At times, I sense something within me guiding me with clear “non-worded” language. As I age, I am learning to trust its mysterious directions gently nudging me along in a new way. Nothing dramatic, really, but something that may come up in hindsight.  A Knowing. An A-HA.

Birthing is laboring… messy… painful. Perhaps our world is just developing new ways of seeing.  Looking over what we’ve been over-looking. I can feel the birth of something on the way.

I live in Shambhala Mountain Center folded into its history, landscapes & sweet nature. Working with programs, we birth events & clean up afterwards only to prepare for the next round of programs.  Weaving in & out of my experience is the humbling realization of just how much we need each other for all the deathing & birthing going on.

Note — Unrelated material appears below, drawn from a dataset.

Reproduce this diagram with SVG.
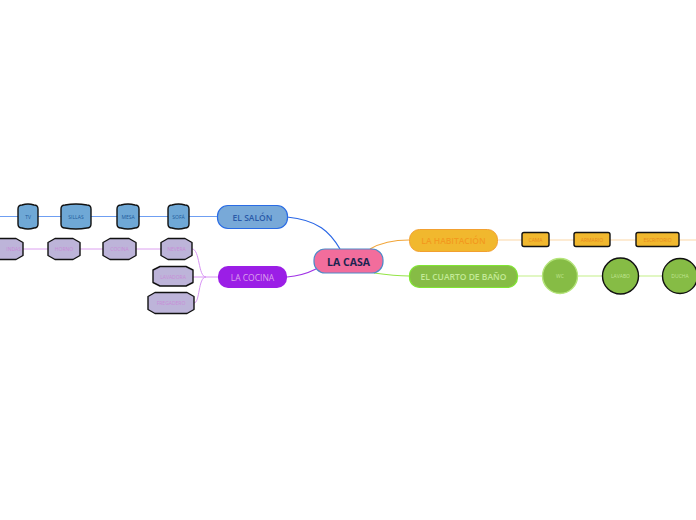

As I see what the change of seasons brings here in these mountains, I am reminded of the way I have been seasoned through the years.  I am grateful for this ordered mystery. I can’t say I have many answers, but I am comforted in the process of mothering that continues in the absence of my own mother.

Yes, life is tragic liberation: the Language of Love.

We all must be mothers of god
for god is always needing to be born.
~ Meister Eckhart

About Kathy Kinkaid

Kathy is so grateful to be here in the Rocky Mountains. Having come from the Shambhala sangha in Dallas in January of this year, she is thrilled to be a part of the Programs Team at SMC. Mothering 2 (now) adult children, she realizes they have been 2 of her greatest teachers.